The Browns’ lawsuit was dismissed by a judge but that ruling was reversed by a higher court. A second judge also dismissed the case but it is now on appeal. So the family has succeeded in more than a decade of legal action, in ensuring that Mr. Brown’s death has not been swept under the rug.
Good for them. As the case winds through the courts, some of the documents related to Mr. Brown’s death are coming to light and they paint a disturbing picture of what happened to this black man and its aftermath.
Mr. Brown died not from any injuries he may have suffered from the crash but because of actions which were taken by Broward Sheriff’s deputies and county paramedics, who hog-tied him and strapped him onto a stretcher face down.

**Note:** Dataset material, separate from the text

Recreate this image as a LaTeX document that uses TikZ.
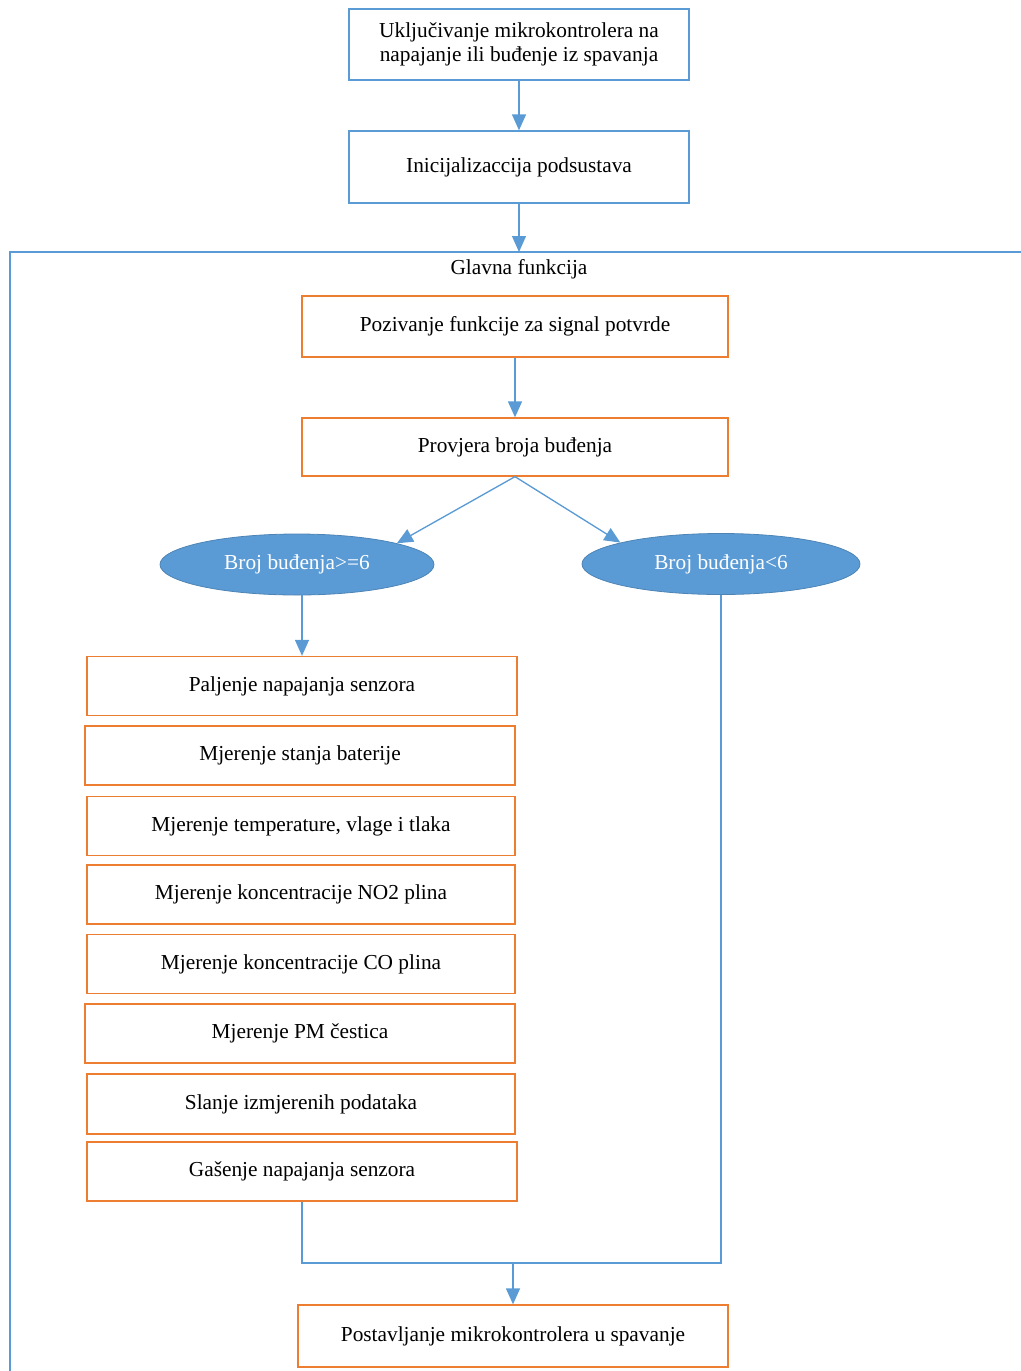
\documentclass[tikz,border=0pt]{standalone}
\usepackage{fontspec}
\setmainfont{Liberation Serif}
\usetikzlibrary{arrows.meta,shapes.geometric}
\definecolor{lblue}{HTML}{5B9BD5}
\definecolor{lorange}{HTML}{ED7D31}
\begin{document}
\begin{tikzpicture}[x=0.75pt,y=-0.75pt,
  txt/.style={font=\fontsize{16}{18}\selectfont, align=center, inner sep=0pt},
  bluebox/.style={txt, draw=lblue, line width=1pt, rectangle},
  orbox/.style={txt, draw=lorange, line width=1pt, rectangle},
  oval/.style={txt, ellipse, fill=lblue, draw=lblue!85!black, line width=0.6pt, text=white},
  conn/.style={draw=lblue, line width=1pt},
  arr/.style={conn, -{Triangle[length=12pt,width=10.5pt]}}]
\useasboundingbox (0,0) rectangle (1021,1371);
% top boxes
\node[bluebox, minimum width=255pt, minimum height=53.25pt] (b1) at (519,44.5)
  {Uključivanje mikrokontrolera na\\napajanje ili buđenje iz spavanja};
\node[bluebox, minimum width=255pt, minimum height=54pt] (b2) at (519,167)
  {Inicijalizaccija podsustava};
% frame
\coordinate (fl) at (10,252);
\coordinate (fr) at (1021,252);
\coordinate (fb) at (10,1371);
\coordinate (ftop) at (519,252);
\draw[conn] (fr) -- (fl) -- (fb);
\node[txt] (glavna) at (519,269) {Glavna funkcija};
% main function
\node[orbox, minimum width=319.5pt, minimum height=45.75pt] (o1) at (515,326.5)
  {Pozivanje funkcije za signal potvrde};
\node[orbox, minimum width=319.5pt, minimum height=43.5pt] (o2) at (515,447)
  {Provjera broja buđenja};
\node[oval, minimum width=205.5pt, minimum height=45.75pt] (e1) at (297,564.5)
  {Broj buđenja>=6};
\node[oval, minimum width=208.5pt, minimum height=45.75pt] (e2) at (721,564)
  {Broj buđenja<6};
% stack
\node[orbox, minimum width=322.5pt, minimum height=44.25pt] (s1) at (302,686) {Paljenje napajanja senzora};
\node[orbox, minimum width=322.5pt, minimum height=44.25pt] (s2) at (300,755.5) {Mjerenje stanja baterije};
\node[orbox, minimum width=321pt, minimum height=44.25pt] (s3) at (301,826) {Mjerenje temperature, vlage i tlaka};
\node[orbox, minimum width=321pt, minimum height=44.25pt] (s4) at (301,894.5) {Mjerenje koncentracije NO2 plina};
\node[orbox, minimum width=321pt, minimum height=44.25pt] (s5) at (301,964) {Mjerenje koncentracije CO plina};
\node[orbox, minimum width=322.5pt, minimum height=44.25pt] (s6) at (300,1033.5) {Mjerenje PM čestica};
\node[orbox, minimum width=321pt, minimum height=45pt] (s7) at (301,1104) {Slanje izmjerenih podataka};
\node[orbox, minimum width=322.5pt, minimum height=44.25pt] (s8) at (302,1171.5) {Gašenje napajanja senzora};
\node[orbox, minimum width=322.5pt, minimum height=46.5pt] (f) at (513,1336)
  {Postavljanje mikrokontrolera u spavanje};
\coordinate (j) at (513,1263);
% connectors
\draw[arr] (b1) -- (b2);
\draw[arr] (b2.south) -- (ftop);
\draw[arr] (o1) -- (o2);
\draw[arr] (o2.south) -- (e1.12);
\draw[arr] (o2.south) -- (e2.168);
\draw[arr] (s1.north |- e1.south) -- (s1.north);
\draw[conn] (s8.south) |- (j) -| (e2.south);
\draw[arr] (j) -- (f.north);
\end{tikzpicture}
\end{document}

The reports say he had to be forcibly subdued because after he was cut free of his vehicle he was dazed, violent and posed a threat to himself and others. The official ruling was that he died from “positional asphyxia,” meaning he choked to death because of the position in which he had been placed by the very people who went to the scene supposedly to help him.
The ruling of accidental death is contradicted by an internal memo written by then Fire Rescue Deputy Chief of Operations Wayne Maillard, who concluded that “certain steps could have been taken to insure his well-being during the transport to the treating facility.” As far as is known, that memo did not form part of the case files submitted to the grand jury.

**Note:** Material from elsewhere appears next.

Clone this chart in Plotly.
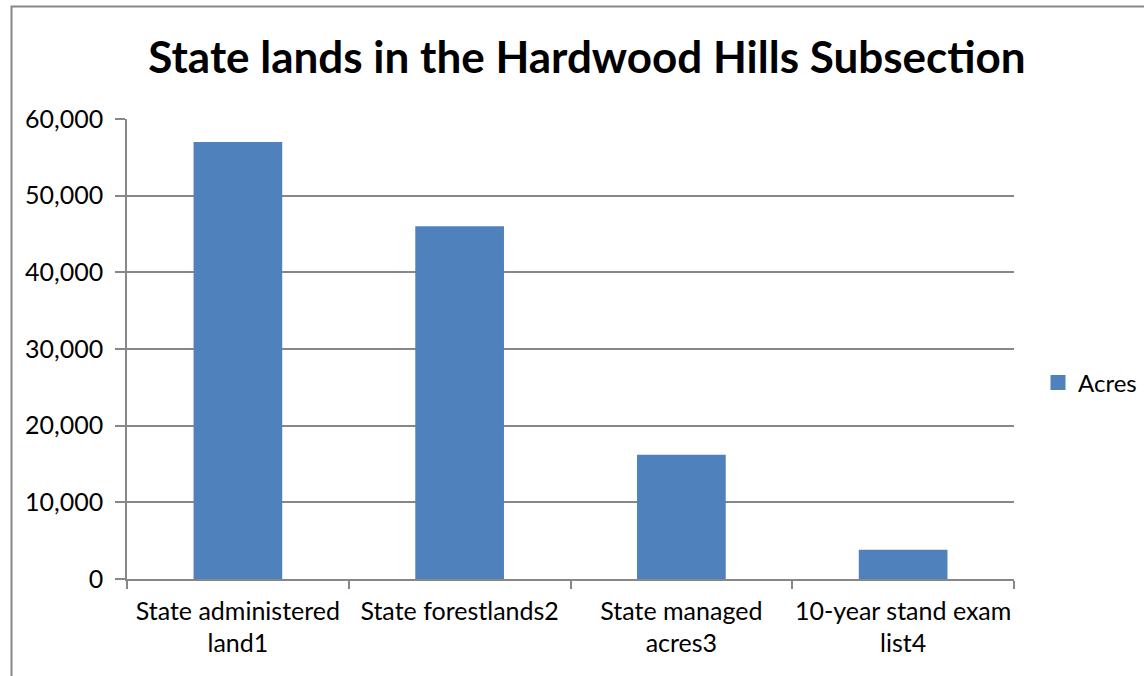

Other disturbing aspects of this case involve Broward Circuit Judge Patti Englander-Henning, who not only presided over the grand jury investigation into Mr. Brown’s death but was also the judge who first heard the family’s lawsuit. Instead of recusing herself, she dismissed the action and ordered the grand jury files sealed.
Now we learn that the pathologist who performed the autopsy, Dr. Linda O’Neil, is married to the then BSO sergeant who supervised the police investigation. But the BSO report identifies her in several places only by her maiden name, Linda Rush. These facts demand opening the Brown case and Gov. Rick Scott’s appointment of a special prosecutor.

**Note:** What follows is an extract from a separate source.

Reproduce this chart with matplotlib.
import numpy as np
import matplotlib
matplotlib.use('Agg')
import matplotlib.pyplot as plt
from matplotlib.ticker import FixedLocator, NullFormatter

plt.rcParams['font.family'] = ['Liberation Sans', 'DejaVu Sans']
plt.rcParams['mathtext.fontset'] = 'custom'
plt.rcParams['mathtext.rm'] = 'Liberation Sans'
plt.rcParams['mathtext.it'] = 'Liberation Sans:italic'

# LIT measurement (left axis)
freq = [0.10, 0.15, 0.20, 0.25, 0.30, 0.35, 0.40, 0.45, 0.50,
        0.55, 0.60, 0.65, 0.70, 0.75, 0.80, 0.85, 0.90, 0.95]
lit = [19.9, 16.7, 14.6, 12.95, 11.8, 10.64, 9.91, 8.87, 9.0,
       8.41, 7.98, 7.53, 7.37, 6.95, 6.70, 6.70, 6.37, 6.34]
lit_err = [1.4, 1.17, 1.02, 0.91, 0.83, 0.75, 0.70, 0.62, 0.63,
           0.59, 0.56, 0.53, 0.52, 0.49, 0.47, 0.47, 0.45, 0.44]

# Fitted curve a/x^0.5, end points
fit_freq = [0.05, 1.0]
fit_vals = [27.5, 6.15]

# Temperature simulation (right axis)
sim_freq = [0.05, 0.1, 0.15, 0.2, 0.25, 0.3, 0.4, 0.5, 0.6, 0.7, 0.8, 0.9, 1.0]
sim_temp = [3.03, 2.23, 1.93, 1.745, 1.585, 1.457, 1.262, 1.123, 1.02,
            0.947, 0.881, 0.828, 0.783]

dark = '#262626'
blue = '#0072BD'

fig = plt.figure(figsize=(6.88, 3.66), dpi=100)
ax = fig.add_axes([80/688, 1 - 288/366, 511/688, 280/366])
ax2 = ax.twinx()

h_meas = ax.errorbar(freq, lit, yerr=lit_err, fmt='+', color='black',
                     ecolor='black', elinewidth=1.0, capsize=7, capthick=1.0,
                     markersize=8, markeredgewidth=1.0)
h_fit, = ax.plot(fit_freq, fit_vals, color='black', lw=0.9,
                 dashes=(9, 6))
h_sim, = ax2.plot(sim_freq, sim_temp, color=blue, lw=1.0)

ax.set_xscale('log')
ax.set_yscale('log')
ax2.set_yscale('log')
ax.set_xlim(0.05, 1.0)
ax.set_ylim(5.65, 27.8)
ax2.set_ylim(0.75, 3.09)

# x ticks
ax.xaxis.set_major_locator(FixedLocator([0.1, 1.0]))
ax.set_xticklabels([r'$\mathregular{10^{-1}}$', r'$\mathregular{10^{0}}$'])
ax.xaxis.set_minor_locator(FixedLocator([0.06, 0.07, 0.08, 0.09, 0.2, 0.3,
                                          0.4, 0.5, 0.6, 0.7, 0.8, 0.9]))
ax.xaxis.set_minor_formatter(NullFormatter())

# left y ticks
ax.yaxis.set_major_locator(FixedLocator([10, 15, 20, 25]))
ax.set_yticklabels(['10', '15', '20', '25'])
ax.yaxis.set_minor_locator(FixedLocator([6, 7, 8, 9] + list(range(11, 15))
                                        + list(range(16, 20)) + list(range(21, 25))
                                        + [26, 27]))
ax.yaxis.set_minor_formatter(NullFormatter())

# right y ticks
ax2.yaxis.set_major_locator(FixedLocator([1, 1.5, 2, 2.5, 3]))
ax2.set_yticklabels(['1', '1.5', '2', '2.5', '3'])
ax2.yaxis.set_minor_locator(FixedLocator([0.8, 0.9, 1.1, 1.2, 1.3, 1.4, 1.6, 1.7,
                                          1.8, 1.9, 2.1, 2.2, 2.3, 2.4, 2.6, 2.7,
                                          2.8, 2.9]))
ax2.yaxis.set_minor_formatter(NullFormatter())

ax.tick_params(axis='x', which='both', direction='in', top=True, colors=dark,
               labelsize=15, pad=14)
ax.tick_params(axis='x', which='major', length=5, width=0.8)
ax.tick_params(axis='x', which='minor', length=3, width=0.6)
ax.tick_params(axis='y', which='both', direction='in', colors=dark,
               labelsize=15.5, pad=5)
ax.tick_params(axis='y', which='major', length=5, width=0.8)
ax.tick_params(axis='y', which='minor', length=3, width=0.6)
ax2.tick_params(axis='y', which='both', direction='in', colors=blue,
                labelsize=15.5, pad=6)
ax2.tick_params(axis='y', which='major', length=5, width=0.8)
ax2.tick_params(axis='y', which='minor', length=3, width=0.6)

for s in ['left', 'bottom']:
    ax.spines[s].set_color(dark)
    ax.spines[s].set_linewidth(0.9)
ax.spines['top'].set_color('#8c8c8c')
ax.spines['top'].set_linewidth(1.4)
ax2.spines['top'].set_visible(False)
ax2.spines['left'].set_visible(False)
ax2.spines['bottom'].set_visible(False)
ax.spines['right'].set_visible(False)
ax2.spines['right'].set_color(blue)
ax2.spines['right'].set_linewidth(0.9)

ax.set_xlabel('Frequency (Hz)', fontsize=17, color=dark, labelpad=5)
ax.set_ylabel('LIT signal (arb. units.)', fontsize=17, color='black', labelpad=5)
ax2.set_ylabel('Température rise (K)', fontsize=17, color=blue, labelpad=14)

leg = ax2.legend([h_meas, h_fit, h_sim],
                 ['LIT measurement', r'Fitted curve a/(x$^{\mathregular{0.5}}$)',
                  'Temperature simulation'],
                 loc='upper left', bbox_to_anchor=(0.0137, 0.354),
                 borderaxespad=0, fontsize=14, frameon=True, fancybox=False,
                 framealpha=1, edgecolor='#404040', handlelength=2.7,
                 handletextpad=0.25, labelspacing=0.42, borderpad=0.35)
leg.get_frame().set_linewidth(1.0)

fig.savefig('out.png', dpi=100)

Such cases, including the dozens of black boys around the country sentenced to life without the possibility of parole, must stir people of good conscience. The frequency of such events, their similarities and the depraved state of mind of each actor speak not to anecdotal ills of society but, rather, to a magnitude of race hate that has consumed our nation.
Our national tolerance for racial hatred must end. The people of America who are the good, noble people of God must rise up and declare, “America is greater than this. The end of racism is now!”